Bug 64608

Summary:	searching/indexing large collection takes prohibitively long
Product:	[Applications] juk	Reporter:	bryanv
Component:	general	Assignee:	Scott Wheeler <wheeler>
Status:	RESOLVED FIXED
Severity:	wishlist
Priority:	NOR
Version First Reported In:	unspecified
Target Milestone:	---
Platform:	Gentoo Packages
OS:	Linux
Latest Commit:		Version Fixed/Implemented In:
Sentry Crash Report:

Description bryanv 2003-09-20 18:54:30 UTC

Version:           1.95 (using KDE KDE 3.1.4)
Installed from:    Gentoo Packages
Compiler:          gcc version 3.3.1 20030904 (Gentoo Linux 3.3.1-r1, propolice) 
OS:          Linux

Hye guys, I have a ~15000 song collection, and Juk essentially becomes non-functional trying to operate on this size of a collection. (If I minimize or switch desktops and come back while searchin, the GUI is often frozen) I deleted my old cache file, and now juk has been reindexing for over ten minutes now and is not done yet (dual AMD 2000, 7200 RPM ATA100 drives).  Frankly this is the biggest problem I have seem with every single jukebox-type music sorting/playing app I have tried (about 6 of them) except one.  I don't know how the Yammi (http://yammi.sourceforge.net/) guys do it, but their indexing and very useful and cool fuzzy search is *blazingly* fast on my collection.  I mean results come back instantly and initial indexing was pretty spiffy to, there is no comparison with Juk or any of the many others I tried in my search. Unfortunately, Yammi is just a frontend for noatun or xmms, which I think really, really sucks.  I also want to use an integrated KDE app too. So I hope you will take things the right way when I suggest you go check out whatever magic they are using that allows it to  work so well on large collections and steal it to make Juk better.

Regards.

Comment 1 Stephan Kulow 2003-09-20 18:59:28 UTC

Scott, see? I'm not the only one

Comment 2 bryanv 2003-09-20 19:18:49 UTC

just as an update, juk took almost 10 more minutes to finish indexing.  (and btw
why was it doing this at all without my explicitly asking it to, and telling it
what directories to look in?) Amazingly. I think Yammi uses simple flat xml
files for secondary storage of its cache, I don't know what it does in memory,
but please go take a look and steal it.  I really have tried *many*
player/sorting apps and they all suffer incredibly from problems with large
collections except Yammi.

Comment 3 Iván Sánchez Ortega 2003-09-20 23:54:40 UTC

bryanv, I'm just curious... How's juk's memory usage in your case? Is your computer 
swapping while indexing?

Comment 4 bryanv 2003-09-21 01:05:25 UTC

  PID USER      PR  NI  VIRT  RES  SHR S %CPU %MEM    TIME+  Command
10838 bryan      9   0 66300  64m  15m S  0.0  6.4   0:10.86 juk

This is after just opening and running a few searches on the index I created
earlier. I will delete the cache and re-index a little later and get back to you
about swap. This system has 1 GiB RAM tho, and swap is on a 15K RPM U160 SCSI
disk   with an 8 MiB cache, so I don't really think thrashing is an issue.
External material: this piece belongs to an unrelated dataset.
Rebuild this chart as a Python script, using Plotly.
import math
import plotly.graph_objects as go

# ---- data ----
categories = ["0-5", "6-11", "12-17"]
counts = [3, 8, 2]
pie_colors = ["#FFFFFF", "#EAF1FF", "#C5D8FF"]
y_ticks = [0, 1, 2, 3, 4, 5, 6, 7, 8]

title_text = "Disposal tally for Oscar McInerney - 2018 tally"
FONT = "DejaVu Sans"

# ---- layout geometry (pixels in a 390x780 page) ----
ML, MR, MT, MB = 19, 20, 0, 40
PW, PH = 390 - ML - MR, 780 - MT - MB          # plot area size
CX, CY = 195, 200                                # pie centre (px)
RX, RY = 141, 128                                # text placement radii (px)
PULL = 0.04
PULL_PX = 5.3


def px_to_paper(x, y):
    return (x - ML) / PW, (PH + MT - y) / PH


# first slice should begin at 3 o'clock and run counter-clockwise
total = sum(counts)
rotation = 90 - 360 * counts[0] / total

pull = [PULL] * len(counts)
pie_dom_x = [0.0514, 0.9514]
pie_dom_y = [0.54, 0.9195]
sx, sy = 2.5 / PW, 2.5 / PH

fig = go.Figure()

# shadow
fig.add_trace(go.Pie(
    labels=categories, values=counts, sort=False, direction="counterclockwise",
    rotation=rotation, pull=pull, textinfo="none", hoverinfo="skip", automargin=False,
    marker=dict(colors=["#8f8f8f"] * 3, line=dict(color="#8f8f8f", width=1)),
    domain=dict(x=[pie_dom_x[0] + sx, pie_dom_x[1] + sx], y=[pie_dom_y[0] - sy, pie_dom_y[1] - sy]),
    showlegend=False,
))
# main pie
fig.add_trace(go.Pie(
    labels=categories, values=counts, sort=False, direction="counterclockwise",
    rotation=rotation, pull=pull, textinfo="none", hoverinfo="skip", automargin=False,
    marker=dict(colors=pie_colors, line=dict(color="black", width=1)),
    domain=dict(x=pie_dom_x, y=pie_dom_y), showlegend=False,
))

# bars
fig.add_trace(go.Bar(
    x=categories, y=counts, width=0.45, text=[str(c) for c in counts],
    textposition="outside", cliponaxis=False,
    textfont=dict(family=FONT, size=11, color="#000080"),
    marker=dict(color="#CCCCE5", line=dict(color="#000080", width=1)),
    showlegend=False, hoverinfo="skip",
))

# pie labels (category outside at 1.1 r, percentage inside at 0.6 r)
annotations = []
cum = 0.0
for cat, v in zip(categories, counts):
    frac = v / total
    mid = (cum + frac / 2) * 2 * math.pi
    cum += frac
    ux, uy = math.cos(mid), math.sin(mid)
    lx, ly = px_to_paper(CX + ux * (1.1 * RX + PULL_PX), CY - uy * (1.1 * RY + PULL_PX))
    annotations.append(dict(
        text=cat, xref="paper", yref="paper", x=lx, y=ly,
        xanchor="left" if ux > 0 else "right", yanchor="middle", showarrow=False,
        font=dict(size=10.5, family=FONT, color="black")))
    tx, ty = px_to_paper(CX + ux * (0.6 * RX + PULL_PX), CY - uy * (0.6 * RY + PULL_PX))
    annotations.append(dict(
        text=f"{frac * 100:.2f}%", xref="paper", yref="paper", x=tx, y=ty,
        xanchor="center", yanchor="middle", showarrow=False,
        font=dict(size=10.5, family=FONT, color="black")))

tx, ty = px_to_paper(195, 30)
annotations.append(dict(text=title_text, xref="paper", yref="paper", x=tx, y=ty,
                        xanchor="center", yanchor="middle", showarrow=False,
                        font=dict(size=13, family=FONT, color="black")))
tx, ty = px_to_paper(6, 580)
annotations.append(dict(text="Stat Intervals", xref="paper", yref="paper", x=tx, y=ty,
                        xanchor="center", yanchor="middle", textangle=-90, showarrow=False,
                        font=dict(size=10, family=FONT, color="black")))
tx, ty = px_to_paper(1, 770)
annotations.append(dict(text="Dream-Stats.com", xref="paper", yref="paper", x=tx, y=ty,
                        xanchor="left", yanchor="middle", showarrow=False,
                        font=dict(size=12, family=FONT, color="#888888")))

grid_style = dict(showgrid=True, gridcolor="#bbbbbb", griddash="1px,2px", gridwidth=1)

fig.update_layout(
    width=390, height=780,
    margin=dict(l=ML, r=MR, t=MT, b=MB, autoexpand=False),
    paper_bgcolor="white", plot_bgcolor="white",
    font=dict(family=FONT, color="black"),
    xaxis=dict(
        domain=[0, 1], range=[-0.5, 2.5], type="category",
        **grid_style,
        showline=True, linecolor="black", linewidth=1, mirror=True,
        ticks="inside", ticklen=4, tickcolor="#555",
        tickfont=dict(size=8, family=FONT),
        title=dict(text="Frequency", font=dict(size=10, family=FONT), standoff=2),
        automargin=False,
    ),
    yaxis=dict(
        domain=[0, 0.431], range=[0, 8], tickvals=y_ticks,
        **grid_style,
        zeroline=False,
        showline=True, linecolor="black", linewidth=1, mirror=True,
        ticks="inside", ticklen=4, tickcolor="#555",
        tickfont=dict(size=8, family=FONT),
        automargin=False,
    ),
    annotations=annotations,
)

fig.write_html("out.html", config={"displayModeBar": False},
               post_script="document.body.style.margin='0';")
Comment 5 Scott Wheeler 2003-09-22 22:00:58 UTC

The primary limitations here have been in KListView, which Yammi does not use.
There were some pretty major painting bottlenecks that slow things down on large
collections -- especially while searching.

I've done a lot of optimizations for this in KListView and performance has been quite
acceptable here even when profiling JuK with 12,000+ items. (I don't have this many
in my collection but created about 10,000 dummy files for testing.) I'm surprised that
you say that you're running KDE 3.1.4 because I backported the most significant of
these optimizations to the 3.1 branch (I thought) before 3.1.4 was tagged -- are you
sure you're running the real 3.1.4 and not a snapshot that Gentoo took at some point
before the release?

It's also of note that the cache doesn't affect performance at any time but startup and
even with really large collections (again, I was profiling with a little over 12,000 items)
JuK's startup time was under 10-ish seconds (much less before the splash screen
appears), which I consider to be acceptable for a collection of that size.
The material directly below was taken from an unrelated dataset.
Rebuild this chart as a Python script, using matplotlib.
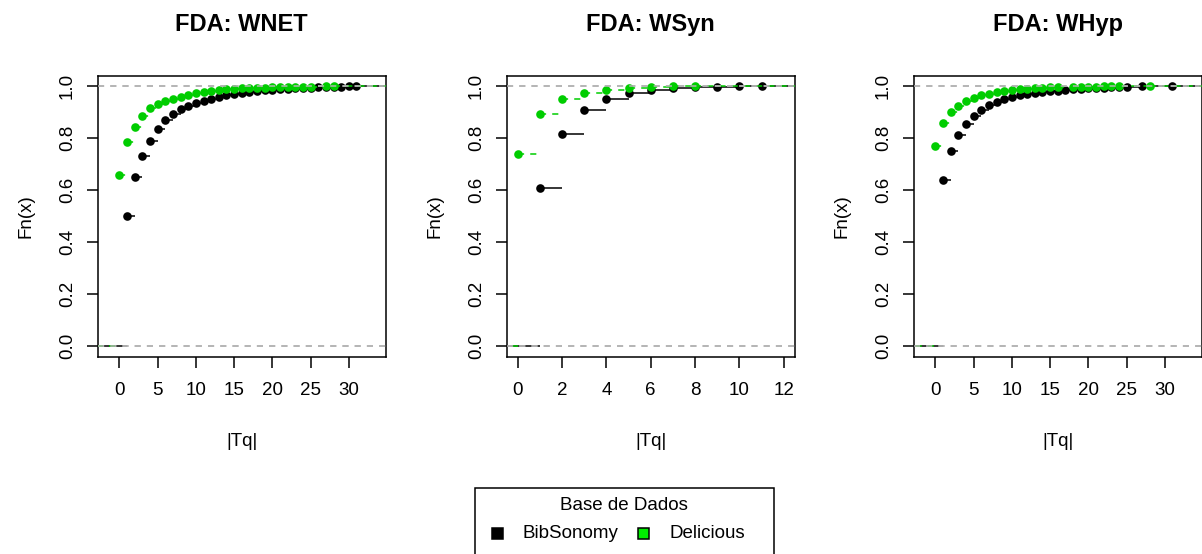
import matplotlib
matplotlib.use("Agg")
import matplotlib.pyplot as plt
from matplotlib.patches import Rectangle

plt.rcParams['font.family'] = ['Liberation Sans', 'DejaVu Sans']

# ---------------- data ----------------
titles = ["FDA: WNET", "FDA: WSyn", "FDA: WHyp"]
series_names = ["BibSonomy", "Delicious"]
legend_title = "Base de Dados"
x_label = "|Tq|"
y_label = "Fn(x)"

wnet_bib_x = list(range(1, 32))
wnet_bib_F = [0.500, 0.652, 0.730, 0.790, 0.835, 0.870, 0.894, 0.911, 0.923, 0.934,
              0.943, 0.951, 0.958, 0.964, 0.969, 0.974, 0.978, 0.981, 0.984, 0.986,
              0.988, 0.990, 0.992, 0.993, 0.994, 0.995, 0.996, 0.997, 0.998, 0.999, 1.000]
wnet_del_x = list(range(0, 26)) + [27, 28]
wnet_del_F = [0.657, 0.786, 0.843, 0.886, 0.915, 0.932, 0.944, 0.952, 0.960, 0.967,
              0.973, 0.977, 0.981, 0.984, 0.987, 0.989, 0.991, 0.992, 0.993, 0.994,
              0.995, 0.996, 0.997, 0.997, 0.998, 0.998, 0.999, 1.000]

wsyn_bib_x = list(range(1, 12))
wsyn_bib_F = [0.610, 0.815, 0.908, 0.949, 0.974, 0.985, 0.991, 0.995, 0.998, 0.999, 1.000]
wsyn_del_x = list(range(0, 9))
wsyn_del_F = [0.740, 0.891, 0.949, 0.974, 0.985, 0.994, 0.997, 0.999, 1.000]

whyp_bib_x = list(range(1, 26)) + [27, 31]
whyp_bib_F = [0.641, 0.751, 0.813, 0.854, 0.887, 0.908, 0.926, 0.939, 0.950, 0.958,
              0.964, 0.969, 0.973, 0.977, 0.980, 0.983, 0.986, 0.988, 0.990, 0.992,
              0.993, 0.994, 0.995, 0.996, 0.997, 0.999, 1.000]
whyp_del_x = list(range(0, 17)) + list(range(18, 25)) + [28]
whyp_del_F = [0.770, 0.857, 0.902, 0.923, 0.942, 0.954, 0.964, 0.971, 0.976, 0.981,
              0.985, 0.987, 0.990, 0.992, 0.994, 0.995, 0.996, 0.997, 0.997, 0.998,
              0.998, 0.999, 0.999, 0.999, 1.000]

x_ticks = [list(range(0, 31, 5)), list(range(0, 13, 2)), list(range(0, 31, 5))]
y_ticks = [0.0, 0.2, 0.4, 0.6, 0.8, 1.0]

panels = [
    (wnet_bib_x, wnet_bib_F, wnet_del_x, wnet_del_F),
    (wsyn_bib_x, wsyn_bib_F, wsyn_del_x, wsyn_del_F),
    (whyp_bib_x, whyp_bib_F, whyp_del_x, whyp_del_F),
]

colors = ["black", "#00CD00"]
legend_fill = ["black", "#00EE00"]
styles = ["solid", (0, (4, 4))]
gray = "#B3B3B3"

# ---------------- layout ----------------
W, H = 1202, 554
fig = plt.figure(figsize=(W / 100, H / 100), dpi=100)

def fx(px):
    return px / W

def fy(py):
    return 1 - py / H

ax_left_px = [98, 507, 914]
ax_w_px = 287.5
ax_top_px, ax_bot_px = 75.7, 356.7


def ecdf(ax, kx, kF, color, ls, z):
    lo, hi = -1e3, 1e3
    starts = [lo] + list(kx)
    ends = list(kx) + [hi]
    levels = [0.0] + list(kF)
    ax.hlines(levels, starts, ends, colors=color, linestyles=ls, lw=1.1, zorder=z)
    ax.plot(kx, kF, 'o', color=color, ms=6.2, mew=0, zorder=z + 0.1)
    for h in (0, 1):
        ax.axhline(h, color=gray, ls=(0, (4, 4)), lw=1.1, zorder=z + 0.5)


for i, (bx, bF, dx, dF) in enumerate(panels):
    ax = fig.add_axes([fx(ax_left_px[i]), fy(ax_bot_px), fx(ax_w_px),
                       (ax_bot_px - ax_top_px) / H])
    ecdf(ax, bx, bF, colors[0], styles[0], 2)
    ecdf(ax, dx, dF, colors[1], styles[1], 3)

    # R-style x range from the first (BibSonomy) series
    rx0, rx1 = min(bx), max(bx)
    diffs = sorted(b - a for a, b in zip(bx[:-1], bx[1:]))
    n = len(diffs)
    med = diffs[n // 2] if n % 2 else 0.5 * (diffs[n // 2 - 1] + diffs[n // 2])
    dr = max(0.08 * (rx1 - rx0), med)
    a, b = rx0 - dr, rx1 + dr
    ext = 0.04 * (b - a)
    ax.set_xlim(a - ext, b + ext)
    ax.set_ylim(-0.04, 1.04)

    ax.set_xticks(x_ticks[i])
    ax.set_yticks(y_ticks)
    ax.set_yticklabels([f"{v:.1f}" for v in y_ticks])
    ax.tick_params(direction='out', length=8, width=1.1, labelsize=13.5,
                   color='black', labelcolor='black')
    ax.tick_params(axis='x', pad=10)
    ax.tick_params(axis='y', pad=8, labelrotation=90)
    for lab in ax.get_yticklabels():
        lab.set_va('center')
    for s in ax.spines.values():
        s.set_linewidth(1.1)
        s.set_color('black')

    ax.text(0.5, 1 + 51 / 281, titles[i], transform=ax.transAxes, ha='center',
            va='center', fontsize=17, fontweight='bold')
    ax.text(0.5, -85 / 281, x_label, transform=ax.transAxes, ha='center',
            va='center', fontsize=13.5)
    ax.text(-72 / 287.5, 0.5, y_label, transform=ax.transAxes, ha='center',
            va='center', fontsize=13.5, rotation=90)

# ---------------- legend ----------------
box = Rectangle((fx(474.5), fy(570)), fx(773.5) - fx(474.5), fy(487.5) - fy(570),
                transform=fig.transFigure, fill=False, edgecolor='black', lw=1.1)
fig.patches.append(box)
fig.text(fx(623.5), fy(505), legend_title, ha='center', va='center', fontsize=13.5)
sq = 11
for (cxp, txp, name, col) in [(497, 523, series_names[0], legend_fill[0]),
                              (643, 670, series_names[1], legend_fill[1])]:
    r = Rectangle((fx(cxp - sq / 2), fy(533 + sq / 2)), sq / W, sq / H,
                  transform=fig.transFigure, facecolor=col, edgecolor='black', lw=1.1)
    fig.patches.append(r)
    fig.text(fx(txp), fy(533), name, ha='left', va='center', fontsize=13.5)

fig.savefig("out.png", dpi=100)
Now on to scanning: There are three major bottlenecks right now -- the first is the
same KListView painting issues that I mentioned above, which are partly fixed now,
though still painting a list as you insert into it is slow -- I plan to work on that. The
second major bottleneck is the KFileMetaInfo system, which is freakishly slow. I've
got an audio-only replacement (though I'll be rewriting the existing KFMI plugins to use
this replacement as well, but the architecture is slow) already in KDE CVS and on the
3.2 feature plan. These two should eventually bring things to the point of things being
limited by the still largest factor -- disk access, which is dificult to get around. ;-) (But
my tag reading solution in terms of speed, well, it probably won't be the bottleneck
anymore -- it can read 2000 tags in about 1 second of CPU time. :-) )
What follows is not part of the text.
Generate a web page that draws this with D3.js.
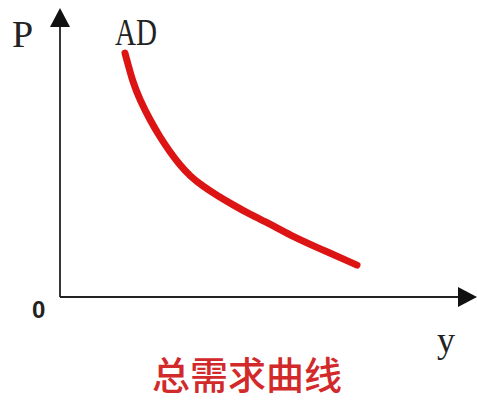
<!DOCTYPE html>
<html>
<head>
<meta charset="utf-8">
<script src="https://cdn.jsdelivr.net/npm/d3@7"></script>
<style>
  body { margin: 0; background: #fff; }
  svg { display: block; }
</style>
</head>
<body>
<svg width="477" height="400"></svg>
<script>
// DATA (price level P vs output y)
var adY = [16.25, 18.25, 20, 22.5, 25, 27.5, 30, 32.5, 35.75, 39.25, 43.25, 47.5, 52.5, 57.5, 64.25, 74.25];
var adP = [87.1, 76.4, 70.4, 63.2, 57.1, 51.8, 47.1, 43.2, 39.5, 36.3, 32.9, 29.5, 26.1, 22.1, 17.7, 11.4];
var curveLabel = "AD";
var xLabel = "y", yLabel = "P", originLabel = "0";
var title = "总需求曲线";

var svg = d3.select("svg"),
    width = +svg.attr("width"),
    height = +svg.attr("height");

var x = d3.scaleLinear().domain([0, 100]).range([60, 460]);
var y = d3.scaleLinear().domain([0, 100]).range([297, 17]);

// ARROW HEADS
var defs = svg.append("defs");
defs.append("marker")
    .attr("id", "arrow")
    .attr("viewBox", "0 0 20 20")
    .attr("refX", 0).attr("refY", 10)
    .attr("markerWidth", 20).attr("markerHeight", 20)
    .attr("markerUnits", "userSpaceOnUse")
    .attr("orient", "auto")
  .append("path")
    .attr("d", "M0,0L19,10L0,20Z")
    .attr("fill", "#111");

// AXES
svg.append("g")
    .attr("transform", "translate(0," + y(0) + ")")
    .call(d3.axisBottom(x).tickValues([]).tickSizeOuter(0))
    .call(function(g) {
      g.select(".domain").attr("stroke", "#222").attr("stroke-width", 1.8)
          .attr("d", "M" + x(0) + ",0H" + (x(100) - 2))
          .attr("marker-end", "url(#arrow)");
    });

svg.append("g")
    .attr("transform", "translate(" + x(0) + ",0)")
    .call(d3.axisLeft(y).tickValues([]).tickSizeOuter(0))
    .call(function(g) {
      g.select(".domain").attr("stroke", "#222").attr("stroke-width", 1.8)
          .attr("d", "M0," + y(0) + "V" + (y(100) + 10))
          .attr("marker-end", "url(#arrow)");
    });

// AD CURVE
var line = d3.line()
    .x(function(d) { return x(d[0]); })
    .y(function(d) { return y(d[1]); })
    .curve(d3.curveBasis);

svg.append("path")
    .datum(d3.zip(adY, adP))
    .attr("d", line)
    .attr("fill", "none")
    .attr("stroke", "#dd1414")
    .attr("stroke-width", 7)
    .attr("stroke-linecap", "round");

// LABELS
var serif = "'Liberation Serif', 'DejaVu Serif', serif";

svg.append("text")
    .attr("x", 12).attr("y", 47)
    .attr("font-family", serif).attr("font-size", 38)
    .attr("fill", "#222")
    .text(yLabel);

svg.append("text")
    .attr("x", 115).attr("y", 45)
    .attr("font-family", serif).attr("font-size", 38)
    .attr("textLength", 42).attr("lengthAdjust", "spacingAndGlyphs")
    .attr("fill", "#222")
    .text(curveLabel);

svg.append("text")
    .attr("x", 32).attr("y", 318)
    .attr("font-family", "'Liberation Sans', Arial, sans-serif")
    .attr("font-size", 24).attr("font-weight", "bold")
    .attr("fill", "#222")
    .text(originLabel);

svg.append("text")
    .attr("x", 437).attr("y", 352)
    .attr("font-family", serif).attr("font-size", 36)
    .attr("fill", "#222")
    .text(xLabel);

svg.append("text")
    .attr("x", 247).attr("y", 389)
    .attr("text-anchor", "middle")
    .attr("font-family", "'Noto Sans CJK SC', sans-serif")
    .attr("font-size", 38).attr("font-weight", 500)
    .attr("fill", "#d22a2a")
    .text(title);
</script>
</body>
</html>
Comment 6 Scott Wheeler 2004-01-23 04:15:44 UTC

Since this was reported JuK has moved to using TagLib exclusively at this point which is much faster than the old KFileMetaInfo interface.  I can now index my 3500 files in under about 45 seconds.  It's also worth noting that I compared this to some of the popular software on other platforms (iTunes, RealOne) over Christmas -- and they both take near to half an hour just to index 3000 files.

I've also done some searches now with as many as 15000 items and the responsiveness is a fraction of a second (roughly a tenth of a second as nearly as I can measure it) which is probably the best that things are going to get given the limitations imposed by the base classes.

Anyway, marking this one as closed for the moment since I've squeezed just about everywhere that I can.  :-)